• YOUR OBJECTIVE: Retype exactly the lines from the first one through the line with "from matplotlib.patches import Ellipse", including both ends; skip any pictures.

• Code that draws figures:
::::

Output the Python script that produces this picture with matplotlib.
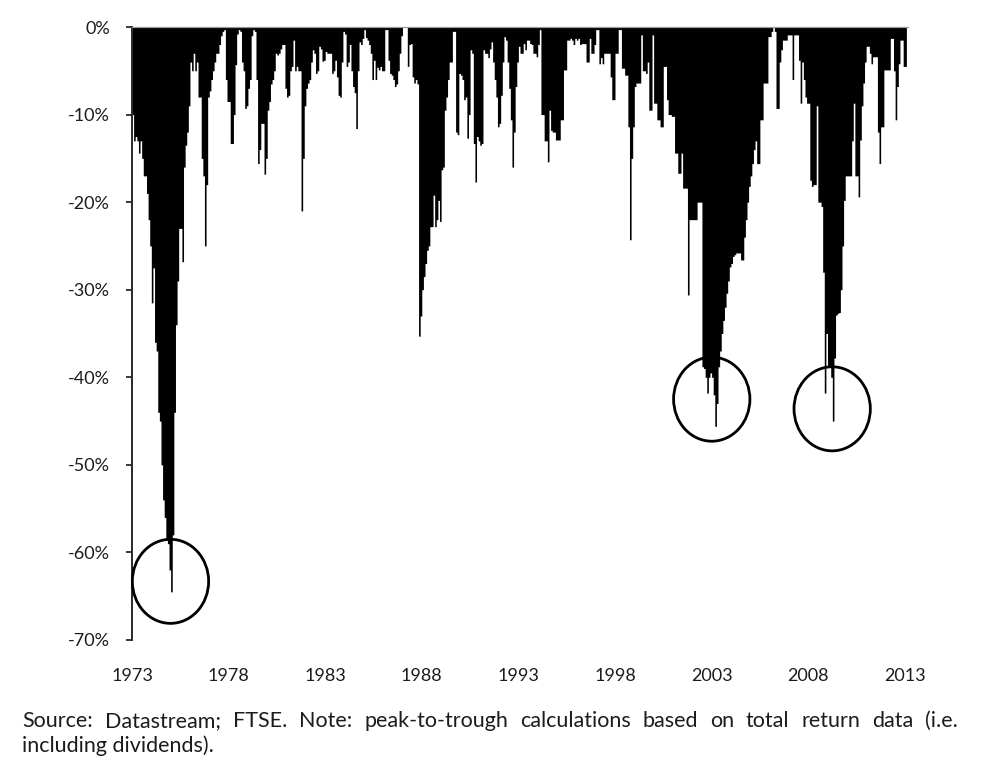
import matplotlib
matplotlib.use("Agg")
import matplotlib.pyplot as plt
import numpy as np
from matplotlib.patches import Ellipse

# Peak-to-trough drawdown (%), one value per month
START_YEAR = 1973
DD_1970S = [
    -10, -13, -12.5, -13, -14.4, -13, -15, -17, -17, -19, -22, -25,            # 1973
    -31.5, -27.5, -36, -37, -44, -45, -50, -54, -56, -58.6, -59, -62,          # 1974
    -64.5, -58, -44, -34, -29, -23, -23, -26.8, -16, -13.5, -12, -9,           # 1975
    -4, -5, -3, -5, -4, -8, -8, -15, -17, -25, -18, -8,                        # 1976
    -7.3, -6, -5, -4, -3, -3, -2, -1, -0.5, -0.3, -6, -8.5,                    # 1977
    -8.5, -13.3, -13.3, -10, -4.3, -0.8, -0.3, -0.5, -4, -5, -9.3, -9,         # 1978
    -7, -6, -1, -0.3, -0.5, -6, -15.6, -14, -11, -11, -16.8, -15,              # 1979
]
DD_1980S = [
    -9.5, -8.5, -6.5, -6, -5, -3, -3.2, -3, -2.5, -2, -2, -7,                  # 1980
    -8, -7.8, -5, -4.5, -1.5, -5, -4.5, -5, -5, -21, -15, -9,                  # 1981
    -7, -6.4, -6, -4, -2.6, -3, -5.3, -5, -2.2, -2.5, -3.9, -3.8,              # 1982
    -2.8, -3, -3, -3, -5.3, -5, -3.8, -5.7, -7.8, -8, -4, -0.5,                # 1983
    -0.8, -4.5, -4, -2, -5, -6.8, -7.5, -11.6, -5, -1.7, -2, -1.3,             # 1984
    -0.3, -1.2, -1.5, -2, -3, -6, -3.8, -6, -4.6, -4.9, -4.5, -5,              # 1985
    -5, -0.3, -0.3, -3.8, -5.3, -5.5, -6, -6.8, -6.5, -5, -3, -1,              # 1986
    0, 0, 0, -4.5, -2, -1.9, -5.7, -6.4, -6, -6.5, -35.3, -33,                 # 1987
    -30, -28.5, -27, -25.5, -25, -22.8, -22.8, -19.2, -22.8, -22, -19.8, -22.2,  # 1988
    -16.3, -16, -9.5, -8, -6, -4, -4, -0.5, -0.5, -12, -12.3, -5.3,            # 1989
]
DD_1990S = [
    -5.5, -6, -8.3, -8, -12.7, -10, -2.6, -3, -13.3, -17.7, -12.5, -13,        # 1990
    -13.5, -13.3, -2.6, -3, -3, -3.5, -2.5, -1.7, -4, -6, -8, -11.4,           # 1991
    -11, -7.8, -4, -1.1, -1.5, -4, -7, -10.6, -16, -12, -6.8, -4,              # 1992
    -2.2, -3, -3, -1.9, -2.6, -1.5, -1.5, -1.9, -2, -3, -3, -3.4,              # 1993
    -2, -0.3, -10, -10, -13, -13, -15.4, -9.5, -11.8, -12, -12, -12.9,         # 1994
    -12.9, -12.9, -10.6, -10.6, -4.9, -4.9, -1.5, -1.5, -1.3, -1.5, -2, -1.3,  # 1995
    -1.5, -1.3, -2, -1.9, -1.9, -1.9, -4, -4, -1.3, -3, -3, -2,                # 1996
    -0.3, -0.3, -4.2, -3.5, -4.2, -3, -3, -3, -3, -5.7, -8.3, -8.3,            # 1997
    -3, -3, -0.3, -0.3, -4.7, -4.7, -5.5, -5.5, -11.4, -24.3, -15, -11.4,      # 1998
    -6.8, -6.4, -6.4, -6.4, -0.9, -5, -5, -5.3, -4, -9.5, -9.5, -0.9,          # 1999
]
DD_2000S = [
    -8.7, -8.7, -10.6, -10.6, -11.4, -11.4, -4.5, -4.5, -8.3, -10, -10, -10.2,     # 2000
    -10.2, -14.4, -14.4, -16.7, -16.7, -14.4, -18.4, -18.4, -18.4, -30.6, -22, -22,  # 2001
    -22, -22, -22, -20, -20, -20, -38.8, -39, -40, -41.8, -40, -39.5,              # 2002
    -40, -42, -45.6, -43, -38.8, -37, -35, -33.5, -32, -30.4, -29, -27.4,          # 2003
    -27, -26.2, -26, -25.8, -25.8, -25.8, -26.6, -26.6, -24, -22, -20, -18.2,      # 2004
    -17, -15.6, -14, -13, -15.6, -15.6, -10.6, -10.6, -6.4, -6.4, -6.4, -1.1,      # 2005
    -1.1, -0.5, 0, -0.5, -9.3, -9.3, -4, -2.6, -1.5, -1.5, -1.5, -0.9,             # 2006
    -0.9, -0.9, -6, -0.9, -0.9, -0.9, -3.8, -8.7, -4, -6, -8, -8.7,                # 2007
    -8.7, -17.5, -18.2, -18, -18, -9, -20, -20, -20.5, -28, -41.8, -35,            # 2008
    -38.8, -38.8, -40, -45, -37.8, -32.9, -32.7, -32.6, -30, -25, -19.8, -17,      # 2009
]
DD_2010S = [
    -17, -17, -17, -13, -8.7, -17, -17, -19.4, -12.9, -9, -6.4, -4,           # 2010
    -2.2, -2.2, -3, -4.2, -3.4, -3.4, -3.4, -12, -15.6, -11.4, -11.4, -4.9,   # 2011
    -4.9, -4.9, -4.9, -1.3, -1.3, -5, -10.6, -6.8, -4.2, -1.5, -1.5, -4.5,    # 2012
    -4.5, 0,                                                                   # 2013
]

YEAR_TICKS = list(range(1973, 2014, 5))
PCT_TICKS = list(range(0, -71, -10))
# periods whose trough is circled: (from, to, circle shift in years, in %)
CIRCLED = [(1973, 1977, -0.05, 1.2), (2001, 2005, -0.2, 3.1),
           (2007, 2011, -0.05, 1.4)]
NOTE_LINE1 = ("Source: Datastream; FTSE. Note: peak-to-trough calculations "
              "based on total return data (i.e.")
NOTE_LINE2 = "including dividends)."

W, H = 986, 779
FONT = ["Lato", "DejaVu Sans"]
TXT = "#1c1c1c"


def justify(fig, text, x0, x1, y, **kw):
    # spread the words of one line evenly between x0 and x1 (pixels)
    r = fig.canvas.get_renderer()
    arts = [fig.text(0, y, w, **kw) for w in text.split()]
    widths = [a.get_window_extent(r).width for a in arts]
    gap = ((x1 - x0) - sum(widths)) / (len(arts) - 1)
    x = x0
    for a, w in zip(arts, widths):
        a.set_x(x / W)
        x += w + gap


def main():
    dd = np.array(DD_1970S + DD_1980S + DD_1990S + DD_2000S + DD_2010S,
                  dtype=float)
    t = START_YEAR + np.arange(len(dd) + 1) / 12.0
    vals = np.append(dd, dd[-1])

    plt.rcParams["font.family"] = FONT
    fig = plt.figure(figsize=(W / 100, H / 100), dpi=100)
    left, right = 132 / W, 908 / W
    bottom, top = 1 - 640 / H, 1 - 27 / H
    ax = fig.add_axes([left, bottom, right - left, top - bottom])

    ax.fill_between(t, vals, 0, step="post", color="black", lw=0)

    # circles round the three big troughs
    for a, b, dx, dy in CIRCLED:
        sel = (t[:-1] >= a) & (t[:-1] < b)
        i = np.argmin(np.where(sel, dd, np.inf))
        ax.add_patch(Ellipse((t[i] + 1 / 24 + dx, dd[i] + dy), 3.95, 9.6,
                             fill=False, ec="black", lw=2.0, zorder=5,
                             clip_on=False))

    ax.set_xlim(START_YEAR, t[-1])
    ax.set_ylim(-70, 0)
    ax.set_xticks(YEAR_TICKS)
    ax.set_xticklabels([str(y) for y in YEAR_TICKS])
    ax.set_yticks(PCT_TICKS)
    ax.set_yticklabels([f"{p}%" for p in PCT_TICKS])
    for s in ("right", "bottom"):
        ax.spines[s].set_visible(False)
    ax.spines["top"].set_color("#9a9a9a")
    ax.spines["top"].set_linewidth(0.9)
    ax.spines["left"].set_color("#2a2a2a")
    ax.spines["left"].set_linewidth(1.4)
    ax.tick_params(axis="y", length=4, width=1.3, color="#2a2a2a", pad=12,
                   labelsize=13, labelcolor=TXT)
    ax.tick_params(axis="x", length=0, pad=20, labelsize=13, labelcolor=TXT)

    justify(fig, NOTE_LINE1, 22, 958, 1 - 727 / H, fontsize=15.5, color=TXT,
            va="baseline")
    fig.text(22 / W, 1 - 752 / H, NOTE_LINE2, fontsize=15.5, color=TXT,
             va="baseline")

    fig.savefig("out.png", dpi=100, facecolor="white")


if __name__ == "__main__":
    main()
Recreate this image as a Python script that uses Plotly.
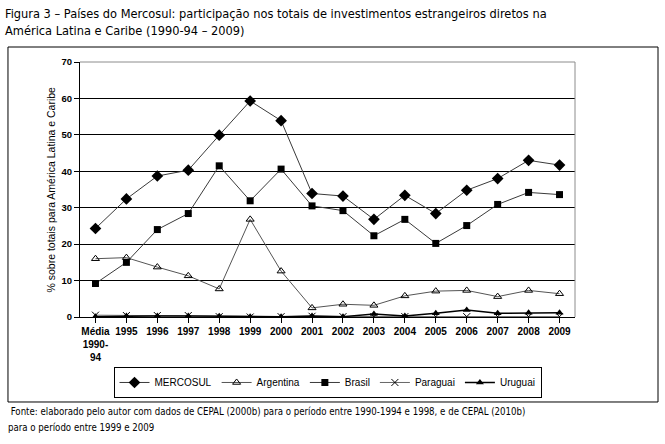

::::

• REPLY:
Output the Python script that produces this picture with matplotlib.
import matplotlib
matplotlib.use("Agg")
import matplotlib.pyplot as plt
import numpy as np
from matplotlib.patches import Ellipse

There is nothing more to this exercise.